Last week 1900 Presbyterians gathered in Minneapolis upset over the recent decision to change the wording in our Book of Order which makes it more permissible for gays and lesbians to be elected as leaders (Pastors, Elders and Deacons) for our congregations. Here is my response to the article that appeared today in the Presbyterian Outlook.
To be honest, I have done my best not to respond. I deleted the first email that came a couple of weeks ago because I didn’t want to get into the middle of what felt to me was a lose/lose discussion. But the article about the gathering in Minneapolis appeared in my inbox this morning and I found myself right back to where I was a week or so ago. To tell you the truth, I don’t get it. I was at the General Assembly which voted to add G.6 to the Book of Order. That decision/debate/vote had all of the politics and all of the prayer of any major GA decision. All week at that GA there were rumors swirling around about congregations who already had letters printed and in envelopes ready to be mailed recommending leaving the denomination if the vote did not go their way. And, just before the vote a long time friend came up to me with tears of anger in his eyes to tell me that his congregation would leave the denomination if the vote to include G.6 failed, and that my vote was forcing them into that situation. But not once at that GA or at any time since has anyone from the “other side” ever asked me or expressed any concern to me about our congregation and how we were doing and what we were going to do because the vote did not go “our way.” It was, as if, “to the victors go the spoils.”

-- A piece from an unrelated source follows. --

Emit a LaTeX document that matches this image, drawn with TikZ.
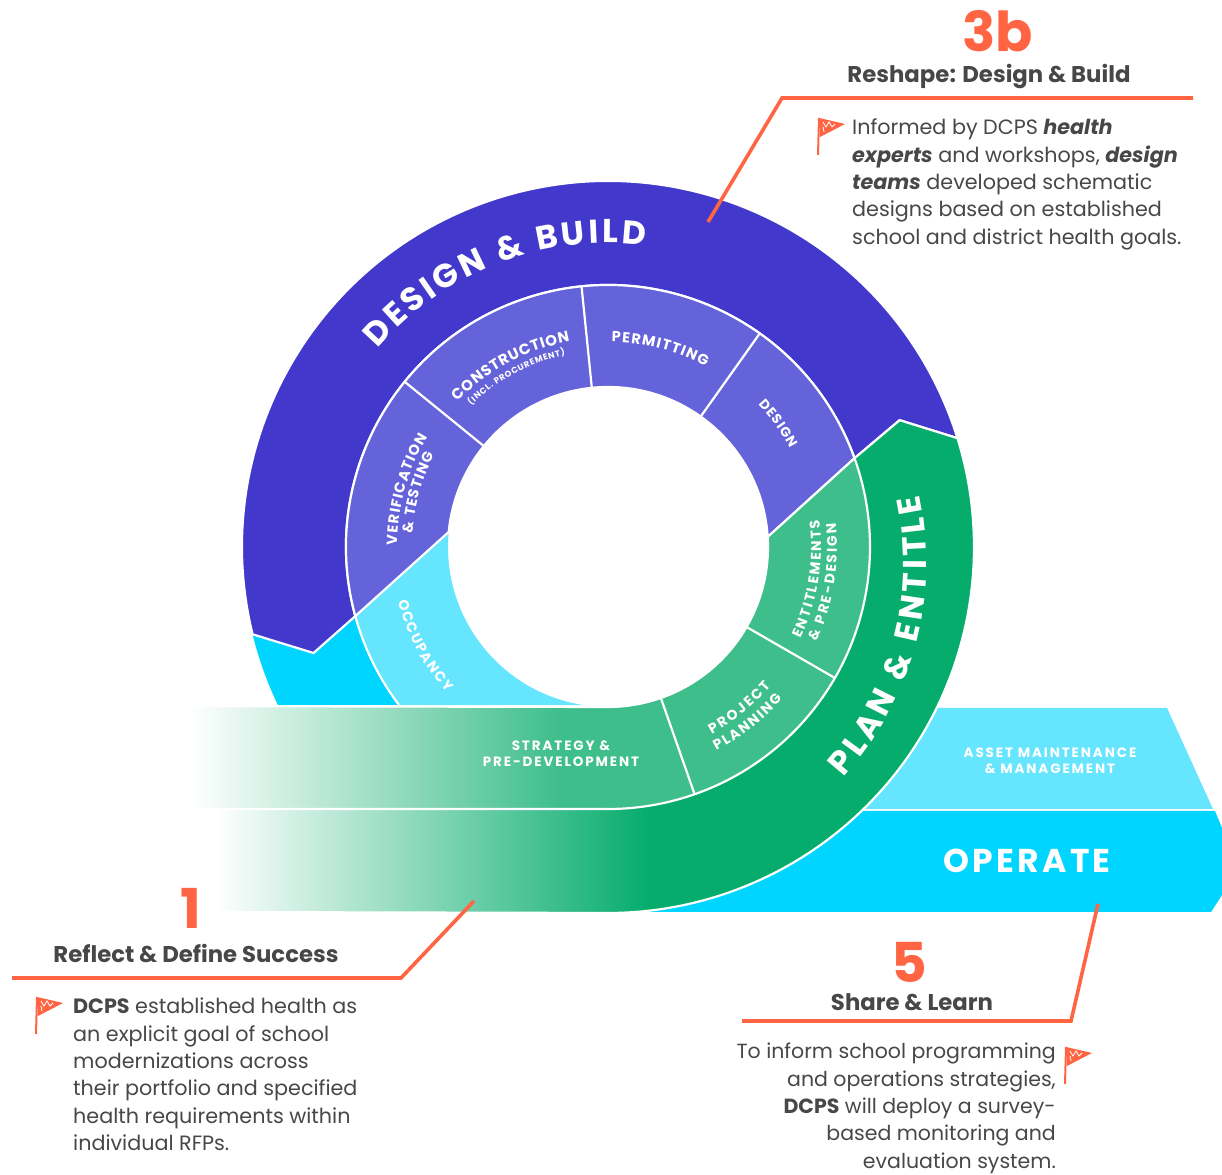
\documentclass[tikz,border=0pt]{standalone}
\usepackage{fontspec}
\setmainfont{Poppins}
\usetikzlibrary{decorations.text}
\definecolor{dkpurple}{HTML}{4239CC}
\definecolor{ltpurple}{HTML}{6563D9}
\definecolor{dkgreen}{HTML}{05AC6C}
\definecolor{ltgreen}{HTML}{3EBE8B}
\definecolor{dkcyan}{HTML}{00D5FF}
\definecolor{ltcyan}{HTML}{66E5FF}
\definecolor{accent}{HTML}{FF6543}
\definecolor{bodytext}{HTML}{474747}
\newcommand\arclab[5]{\path[decorate,decoration={text along path,text align={fit to path},text color=white,text={|\fontsize{#4}{#4}\selectfont\bfseries|#5}}] (#2:#1) arc[start angle=#2,end angle=#3,radius=#1];}
\tikzset{
  gap/.style={draw=white,line width=2.2pt,line join=round},
  leader/.style={draw=accent,line width=3.6pt,line join=miter},
  bignum/.style={text=accent,font={\fontsize{55}{55}\selectfont\bfseries},inner sep=0pt},
  heading/.style={text=bodytext,font={\fontsize{22.8}{28}\selectfont\bfseries},inner sep=0pt},
  body/.style={text=bodytext,font={\fontsize{20.7}{27.3}\selectfont},inner sep=0pt},
  flatlab/.style={text=white,align=center,inner sep=0pt,font={\fontsize{13.5}{15.8}\selectfont\bfseries\addfontfeature{LetterSpace=14}}},
  redflag/.pic={
    \fill[accent] (0,0) -- (26,-6) -- (1,-19) -- cycle;
    \draw[accent,line width=2pt] (0,0) -- (-1,-37);
    \draw[white,line width=0.8pt] (4,-4) -- (7,-9) -- (10,-4) -- (13,-9) -- (16,-6);
    \draw[white,line width=0.8pt] (4,-9) -- (5,-14);
  }
}
\begin{document}
\begin{tikzpicture}[x=1pt,y=1pt]
\useasboundingbox (0,0) rectangle (1222,1174);
% operate block
\fill[dkcyan] (620,1174-912) -- (1211,1174-912) -- (1222,1174-895) -- (1222,1174-828) -- (1215,1174-811) -- (800,1174-811) -- cycle;
\fill[ltcyan] (900,1174-708) -- (1167,1174-708) -- (1213,1174-809) -- (830,1174-809) -- cycle;
\begin{scope}[shift={(608,627)}]
  % occupy: outer and inner cyan
  \fill[dkcyan] (190:366) arc[start angle=190,end angle=205.6,radius=366] -- (217.1:262) arc[start angle=217.1,end angle=190,radius=262] -- cycle;
  \fill[ltcyan] (174.6:160) -- (195.3:262) arc[start angle=195.3,end angle=217.1,radius=262] -- (261:160) arc[start angle=261,end angle=174.6,radius=160];
  \draw[gap] (195.3:262) arc[start angle=195.3,end angle=217.1,radius=262];
  % design & build band
  \path[fill=dkpurple,gap] (17.3:366) arc[start angle=17.3,end angle=193.8,radius=366] -- (199.8:313) -- (195.3:262) arc[start angle=195.3,end angle=19.8,radius=262] -- (23.5:318) -- cycle;
  % inner purple ring
  \path[fill=ltpurple,gap] (3.6:160) arc[start angle=3.6,end angle=174.6,radius=160] -- (195.3:262) arc[start angle=195.3,end angle=19.8,radius=262] -- cycle;
  \draw[gap] (54.6:160) -- (54.6:262);
  \draw[gap] (95.8:160) -- (95.8:262);
  \draw[gap] (140.9:160) -- (140.9:262);
  % plan & entitle band, solid part
  \fill[dkgreen] (17.3:366) arc[start angle=17.3,end angle=-90,radius=366] -- ++(-4,0) -- ++(0,104) -- (-90:262) arc[start angle=-90,end angle=19.8,radius=262] -- (23.5:318) -- cycle;
  \fill[ltgreen] (3.6:160) arc[start angle=3.6,end angle=-90,radius=160] -- ++(-52,0) |- (-90:262) arc[start angle=-90,end angle=19.8,radius=262] -- cycle;
\end{scope}
% faded tails
\begin{scope}
  \clip (215,1174-912) -- (608,1174-912) arc[start angle=-90,end angle=-80,radius=366] -- ++({262*cos(-80)-366*cos(-80)},{104*sin(80)}) arc[start angle=-80,end angle=-90,radius=262] -- (215,1174-809) -- cycle;
  \shade[left color=white,middle color=dkgreen!37!white,right color=dkgreen] (215,1174-914) rectangle (650,1174-807);
\end{scope}
\shade[left color=white,middle color=ltgreen!42!white,right color=ltgreen] (190,1174-809) rectangle (560,1174-707);
\begin{scope}[shift={(608,627)}]
  \draw[gap] (23.5:318) -- (17.3:366) arc[start angle=17.3,end angle=-90,radius=366] -- (200-608,1174-912-627);
  \draw[gap] (3.6:160) -- (19.8:262) -- (23.5:318);
  \draw[gap] (19.8:262) arc[start angle=19.8,end angle=-90,radius=262] -- (150-608,1174-809-627);
  \draw[gap] (-30:160) -- (-30:262);
  \draw[gap] (-70.7:160) -- (-70.7:262);
  \draw[gap] (3.6:160) arc[start angle=3.6,end angle=-90,radius=160] -- (140-608,1174-706-627);
  % curved labels
  \arclab{304}{139.3}{83}{33}{DESIGN {\&} BUILD}
  \begin{scope}[shift={(-4.6,-14.7)}]
    \arclab{323}{-42}{11.9}{33}{PLAN {\&} ENTITLE}
  \end{scope}
  \arclab{209}{136}{100.5}{15}{CONSTRUCTION}
  \arclab{197}{134}{102.5}{8.5}{(INCL. PROCUREMENT)}
  \arclab{205}{89}{61.5}{14.5}{PERMITTING}
  \arclab{207}{43.5}{28.5}{13.5}{DESIGN}
  \arclab{211}{179.5}{148.5}{14.5}{VERIFICATION}
  \arclab{196}{176}{152}{14.5}{{\&} TESTING}
  \arclab{217}{194.5}{222}{14}{OCCUPANCY}
  \arclab{213}{-25.5}{7.3}{14}{ENTITLEMENTS}
  \arclab{229}{-24.5}{6}{14}{{\&} PRE-DESIGN}
  \arclab{214}{-61}{-40.5}{14}{PROJECT}
  \arclab{231}{-62}{-41}{14}{PLANNING}
\end{scope}
\node[flatlab] (strategy) at (561,1174-753.5) {STRATEGY \&\\PRE-DEVELOPMENT};
\node[flatlab] (asset) at (1050,1174-761) {ASSET MAINTENANCE\\\& MANAGEMENT};
\node[text=white,inner sep=0pt,font={\fontsize{33}{33}\selectfont\bfseries\addfontfeature{LetterSpace=10}}] (operate) at (1027,1174-861) {OPERATE};
% call-outs
\coordinate (a1) at (1193,1174-98);
\coordinate (a2) at (782,1174-98);
\coordinate (a3) at (708,1174-222);
\draw[leader] (a1) -- (a2) -- (a3);
\coordinate (b1) at (12,1174-978);
\coordinate (b2) at (401,1174-978);
\coordinate (b3) at (474,1174-901);
\draw[leader] (b1) -- (b2) -- (b3);
\coordinate (c1) at (742,1174-1021);
\coordinate (c2) at (1071,1174-1021);
\coordinate (c3) at (1098,1174-904);
\draw[leader] (c1) -- (c2) -- (c3);
\node[bignum] (n3b) at (998,1174-31) {3b};
\node[bignum] (n1) at (191,1174-908) {1};
\node[bignum] (n5) at (909,1174-962) {5};
\node[heading] (h3b) at (989,1174-77) {Reshape: Design \& Build};
\node[heading] (h1) at (196,1174-953) {Reflect \& Define Success};
\node[heading] (h5) at (912,1174-1002) {Share \& Learn};
\pic at (819,1174-118) {redflag};
\pic at (37,1174-997) {redflag};
\pic at (1066,1174-1047) {redflag};
\node[body,anchor=north west,align=left] (t3b) at (852,1174-119) {Informed by DCPS \textbf{\textit{health}}\\\textbf{\textit{experts}} and workshops, \textbf{\textit{design}}\\\textbf{\textit{teams}} developed schematic\\designs based on established\\school and district health goals.};
\node[body,anchor=north west,align=left] (t1) at (73,1174-998) {\textbf{DCPS} established health as\\an explicit goal of school\\modernizations across\\their portfolio and specified\\health requirements within\\individual RFPs.};
\node[body,anchor=north east,align=right,font={\fontsize{20.5}{27.3}\selectfont}] (t5) at (1056,1174-1043) {To inform school programming\\and operations strategies,\\\textbf{DCPS} will deploy a survey-\\based monitoring and\\evaluation system.};
\end{tikzpicture}
\end{document}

Now the landscape has shifted. It is not the cataclysmic shift that some have portrayed it as. The original vote to include G.6 was (if I remember correctly) 52% to 48%, and in the years since the denomination has continued to be split down the middle on this issue. Now the center has shifted in a different direction. Maybe the middle has grown weary as the Outlook suggested. Maybe they have studied the Bible and changed their minds. Maybe they have decided that all of the money and all of the energy of a denomination which they care about should be focused in a different direction. phe reality is Probably some combination of all three. But here we are again, right where we were before. Only this time the vote didn’t go the way some would have liked and the discussion is, once again, back to “how do we leave.” It feels a bit insulting to me to say this is about the Bible. Does that mean that those who disagree with me think that I do not read the Bible or study the Bible or take the Bible seriously? Do they think I have not grappled with texts? Do they think that because I, and others who are far more scholarly than I am, arrive at a different understanding that we do not take our faith seriously? That we do not do our best to keep our eyes on Jesus? That is the part I don’t get. Do I have to think like you (or you think like me) to carry out mission and ministry of the Church today?
I have to admit I feel a bit like did when I was 10 years old and we were at the baseball field in the small town in which I grew up with only one bat and one ball between us, and when the call did not go the way that the owner of the bat and ball wanted he took his bat and ball and went home and nobody got the chance to enjoy an afternoon of baseball.